NORTHROP FRYE: Detached, without withdrawal. It’s saying that, if a man is teaching English literature, for example, he is in contact with the entire verbal experience of his students. Now, nine-tenths of that verbal experience is picked up from prejudice and cliché and things he hears on the street comers and on the playgrounds, and from his family in his home, and so forth. And the dedicated teacher tries to detach him from all that, and to look into it as something objective. It’s not something he can withdraw from, because it’s his own society, but it’s something that he can cultivate a free and individual approach to.
BILL MOYERS: To free the mind of can’t?
NORTHROP FRYE: Yes.
BILL MOYERS: You say, in No Uncertain Sounds, “The mind best-fitted for survival in any world is the mind that has discovered how knowledge can be joyful, leading to the friendship with wisdom that is pure delight, and is ready to tackle any kind of knowledge with clarity of perception and intentness of will.” So, it’s not a trained mind, but a dedicated mind you’re talking about.

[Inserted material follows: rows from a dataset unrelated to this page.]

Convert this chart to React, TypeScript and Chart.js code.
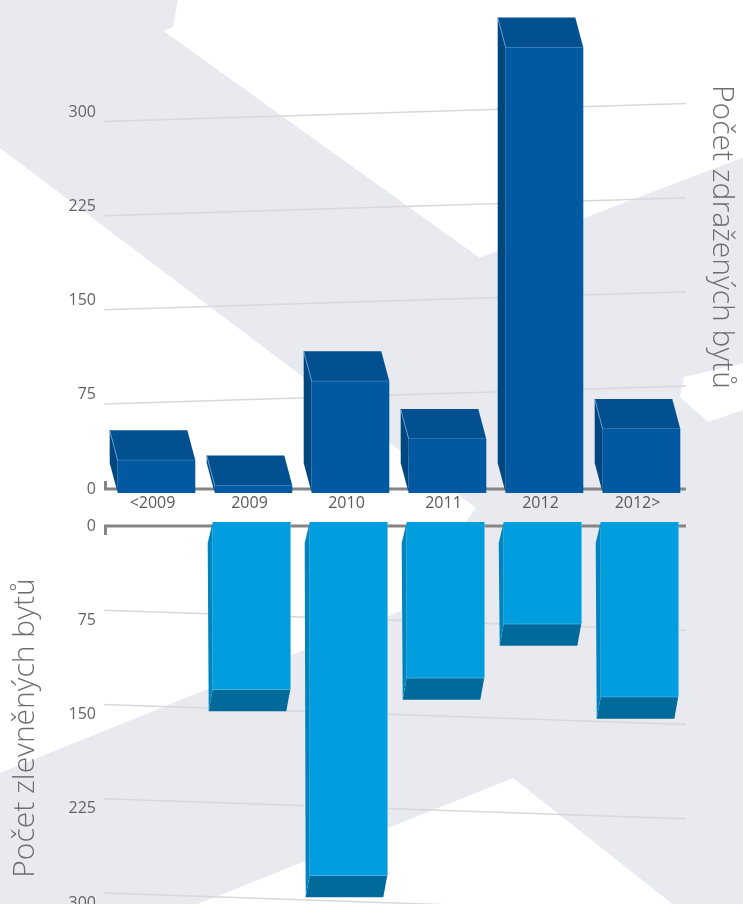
import React, { useEffect, useRef } from 'react';
import { Chart, registerables } from 'chart.js';

Chart.register(...registerables);

// ---- data ----
const categories = ['<2009', '2009', '2010', '2011', '2012', '2012>'];
const raisedCounts = [26, 6, 89, 43, 355, 51]; // Počet zdražených bytů
const loweredCounts = [0, 133, 281, 124, 81, 139]; // Počet zlevněných bytů
const tickValues = [0, 75, 150, 225, 300];
const raisedTitle = 'Počet zdražených bytů';
const loweredTitle = 'Počet zlevněných bytů';

// ---- styles ----
const FONT = '"Open Sans", "DejaVu Sans", sans-serif';
const TICK_COLOR = '#636466';
const TITLE_COLOR = '#6d6e71';
const GRID_COLOR = '#d8d8dc';
const AXIS_COLOR = '#858585';
const BG_GRAY = '#e9eaf0';

type Kind = 'up' | 'down';

function make3dPlugin(kind: Kind) {
  const up = kind === 'up';
  const dx = up ? 4 : 2;
  const dy = up ? 4 : -4;
  return {
    id: 'bar3d_' + kind,
    beforeDatasetsDraw(chart: any) {
      const { ctx, chartArea } = chart;
      const ys = chart.scales.y;
      ctx.save();
      ctx.strokeStyle = GRID_COLOR;
      ctx.lineWidth = 1.5;
      for (const v of tickValues) {
        if (v === 0) continue;
        const p = ys.getPixelForValue(v);
        const s = up ? 9 : -10;
        ctx.beginPath();
        ctx.moveTo(chartArea.left, p + s);
        ctx.lineTo(chartArea.right, p - s);
        ctx.stroke();
      }
      const p0 = ys.getPixelForValue(0);
      ctx.strokeStyle = AXIS_COLOR;
      ctx.lineWidth = 3;
      ctx.lineJoin = 'miter';
      ctx.beginPath();
      const lx = chartArea.left + 1.5;
      if (up) {
        ctx.moveTo(lx, p0 - 8);
        ctx.lineTo(lx, p0);
      } else {
        ctx.moveTo(lx, p0 + 9);
        ctx.lineTo(lx, p0);
      }
      ctx.lineTo(chartArea.right, p0);
      ctx.stroke();
      ctx.restore();

      ctx.save();
      ctx.translate(dx, dy);
      const meta = chart.getDatasetMeta(0);
      const values = chart.data.datasets[0].data as number[];
      meta.data.forEach((el: any, i: number) => {
        if (!values[i]) return;
        const { x, y, base, width } = el.getProps(['x', 'y', 'base', 'width'], true);
        const fl = x - width / 2;
        const fr = x + width / 2;
        if (up) {
          const ft = y;
          const fb = base;
          const ox = -8;
          const oy = -30;
          ctx.fillStyle = '#02508f';
          ctx.beginPath();
          ctx.moveTo(fl, ft);
          ctx.lineTo(fr, ft);
          ctx.lineTo(fr + ox, ft + oy);
          ctx.lineTo(fl + ox, ft + oy);
          ctx.closePath();
          ctx.fill();
          ctx.fillStyle = '#00477f';
          ctx.beginPath();
          ctx.moveTo(fl, ft);
          ctx.lineTo(fl + ox, ft + oy);
          ctx.lineTo(fl + ox, fb + oy);
          ctx.lineTo(fl, fb);
          ctx.closePath();
          ctx.fill();
          ctx.strokeStyle = 'rgba(110,160,215,0.85)';
          ctx.lineWidth = 1;
          ctx.beginPath();
          ctx.moveTo(fl + ox, ft + oy);
          ctx.lineTo(fl, ft);
          ctx.lineTo(fr, ft);
          ctx.stroke();
        } else {
          const ft = base;
          const fb = y;
          const ox = -5;
          const oy = 22;
          ctx.fillStyle = '#006a9b';
          ctx.beginPath();
          ctx.moveTo(fl, fb);
          ctx.lineTo(fr, fb);
          ctx.lineTo(fr + ox + 1, fb + oy);
          ctx.lineTo(fl + ox + 1, fb + oy);
          ctx.closePath();
          ctx.fill();
          ctx.fillStyle = '#0084c0';
          ctx.beginPath();
          ctx.moveTo(fl, ft);
          ctx.lineTo(fl + ox, ft + oy - 1);
          ctx.lineTo(fl + ox + 1, fb + oy);
          ctx.lineTo(fl, fb);
          ctx.closePath();
          ctx.fill();
          ctx.strokeStyle = 'rgba(120,200,240,0.9)';
          ctx.lineWidth = 1;
          ctx.beginPath();
          ctx.moveTo(fl, fb);
          ctx.lineTo(fr, fb);
          ctx.lineTo(fr, ft);
          ctx.stroke();
        }
      });
    },
    afterDatasetsDraw(chart: any) {
      chart.ctx.restore();
    },
  };
}

function tickFont() {
  return { family: FONT, size: 16 };
}

function UpperChart() {
  const ref = useRef<HTMLCanvasElement>(null);
  useEffect(() => {
    if (!ref.current) return;
    const chart = new Chart(ref.current, {
      type: 'bar',
      data: {
        labels: categories,
        datasets: [
          {
            data: raisedCounts,
            backgroundColor: '#0059a1',
            borderWidth: 0,
            barPercentage: 0.8,
            categoryPercentage: 1,
            clip: false as any,
          },
        ],
      },
      options: {
        animation: false,
        responsive: false,
        maintainAspectRatio: false,
        layout: { padding: 0 },
        plugins: {
          legend: { display: false },
          tooltip: { enabled: false },
          title: { display: false },
        },
        scales: {
          x: {
            type: 'category',
            grid: { display: false, drawTicks: false },
            border: { display: false },
            ticks: {
              font: tickFont(),
              color: '#58595b',
              padding: 5,
              maxRotation: 0,
              autoSkip: false,
            },
            afterFit: (s: any) => {
              s.height = 31;
              s.paddingLeft = 0;
              s.paddingRight = 0;
            },
          },
          y: {
            type: 'linear',
            position: 'left',
            min: 0,
            max: 401.6,
            grid: { display: false, drawTicks: false },
            border: { display: false },
            ticks: { font: tickFont(), color: TICK_COLOR, padding: 8 },
            afterBuildTicks: (s: any) => {
              s.ticks = tickValues.map((v) => ({ value: v }));
            },
            afterFit: (s: any) => {
              s.width = 104;
              s.paddingTop = 0;
              s.paddingBottom = 0;
            },
          },
          y2: {
            type: 'linear',
            position: 'right',
            grid: { display: false, drawTicks: false },
            border: { display: false },
            ticks: { display: false },
            title: {
              display: true,
              text: raisedTitle,
              color: TITLE_COLOR,
              font: { family: FONT, size: 30, weight: '300' as any },
              padding: { top: 3, bottom: 18 },
            },
            afterFit: (s: any) => {
              s.width = 57;
              s.paddingTop = 0;
              s.paddingBottom = 0;
            },
          },
        },
      } as any,
      plugins: [make3dPlugin('up')],
    });
    return () => chart.destroy();
  }, []);
  return (
    <canvas
      ref={ref}
      width={743}
      height={535}
      style={{ position: 'absolute', left: 0, top: -15, width: 743, height: 535 }}
    />
  );
}

function LowerChart() {
  const ref = useRef<HTMLCanvasElement>(null);
  useEffect(() => {
    if (!ref.current) return;
    const chart = new Chart(ref.current, {
      type: 'bar',
      data: {
        labels: categories,
        datasets: [
          {
            data: loweredCounts,
            backgroundColor: '#009ddf',
            borderWidth: 0,
            barPercentage: 0.8,
            categoryPercentage: 1,
            clip: false as any,
          },
        ],
      },
      options: {
        animation: false,
        responsive: false,
        maintainAspectRatio: false,
        layout: { padding: { top: 14, right: 57, left: 0, bottom: 0 } },
        plugins: {
          legend: { display: false },
          tooltip: { enabled: false },
          title: { display: false },
        },
        scales: {
          x: {
            type: 'category',
            display: false,
          },
          y: {
            type: 'linear',
            position: 'left',
            reverse: true,
            min: 0,
            max: 321.4,
            grid: { display: false, drawTicks: false },
            border: { display: false },
            ticks: { font: tickFont(), color: TICK_COLOR, padding: 8 },
            afterBuildTicks: (s: any) => {
              s.ticks = tickValues.map((v) => ({ value: v }));
            },
            title: {
              display: true,
              text: loweredTitle,
              color: TITLE_COLOR,
              font: { family: FONT, size: 30, weight: '300' as any },
              padding: { top: 7, bottom: 0 },
            },
            afterFit: (s: any) => {
              s.width = 104;
              s.paddingTop = 0;
              s.paddingBottom = 0;
            },
          },
        },
      } as any,
      plugins: [make3dPlugin('down')],
    });
    return () => chart.destroy();
  }, []);
  return (
    <canvas
      ref={ref}
      width={743}
      height={418}
      style={{ position: 'absolute', left: 0, top: 512, width: 743, height: 418 }}
    />
  );
}

function Background() {
  return (
    <svg
      width={743}
      height={904}
      style={{ position: 'absolute', left: 0, top: 0 }}
      viewBox="0 0 743 904"
    >
      <rect x={0} y={0} width={743} height={904} fill={BG_GRAY} />
      <polygon points="178,0 173,27 163.5,31 479.7,257.8 743,157.6 743,0" fill="#ffffff" />
      <polygon points="0,148 476,508 403,610 0,773" fill="#ffffff" />
      <polygon points="513,778 183,910 680,910" fill="#ffffff" />
      <polygon points="743,363 684,377 680,397 708,422 743,410" fill="#ffffff" />
    </svg>
  );
}

export default function App() {
  return (
    <div
      style={{
        position: 'fixed',
        left: 0,
        top: 0,
        width: 743,
        height: 904,
        overflow: 'hidden',
        background: '#ffffff',
      }}
    >
      <Background />
      <UpperChart />
      <LowerChart />
    </div>
  );
}
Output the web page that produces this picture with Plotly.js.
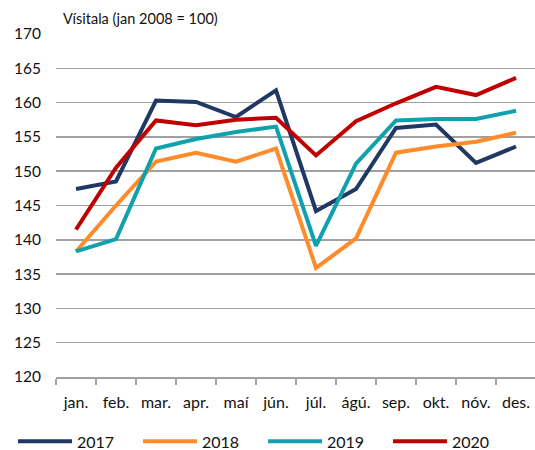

NORTHROP FRYE: Well, I was suggesting that the trained mind is acquiring techniques which, in a world like ours, will probably be out of date in ten or fifteen years. So that the training is not the important thing; it’s the readiness to take on training. That’s what I meant by the dedicated mind.
BILL MOYERS: So that as the world dissolves, as you said earlier, you learn to swim to the next ship.
NORTHROP FRYE: That’s right.
BILL MOYERS: Don’t you sometimes feel like Isaac Newton’s imagined child playing with pebbles on a beach while there’s an undiscovered ocean out there? There’s so much to know and so little time?
NORTHROP FRYE: Oh, yes. Everybody feels that who has ever collided with any serious subject at all.
BILL MOYERS: Do you still feel that in your own field of literature?
NORTHROP FRYE: I still feel it very strongly, except that I don’t think that the ocean has to remain undiscovered. I think one can go on exploring it indefinitely, and that it wants to be explored.
BILL MOYERS: [voice-over] From the University of Toronto, this has been a conversation with Northrop Frye, I’m Bill Moyers.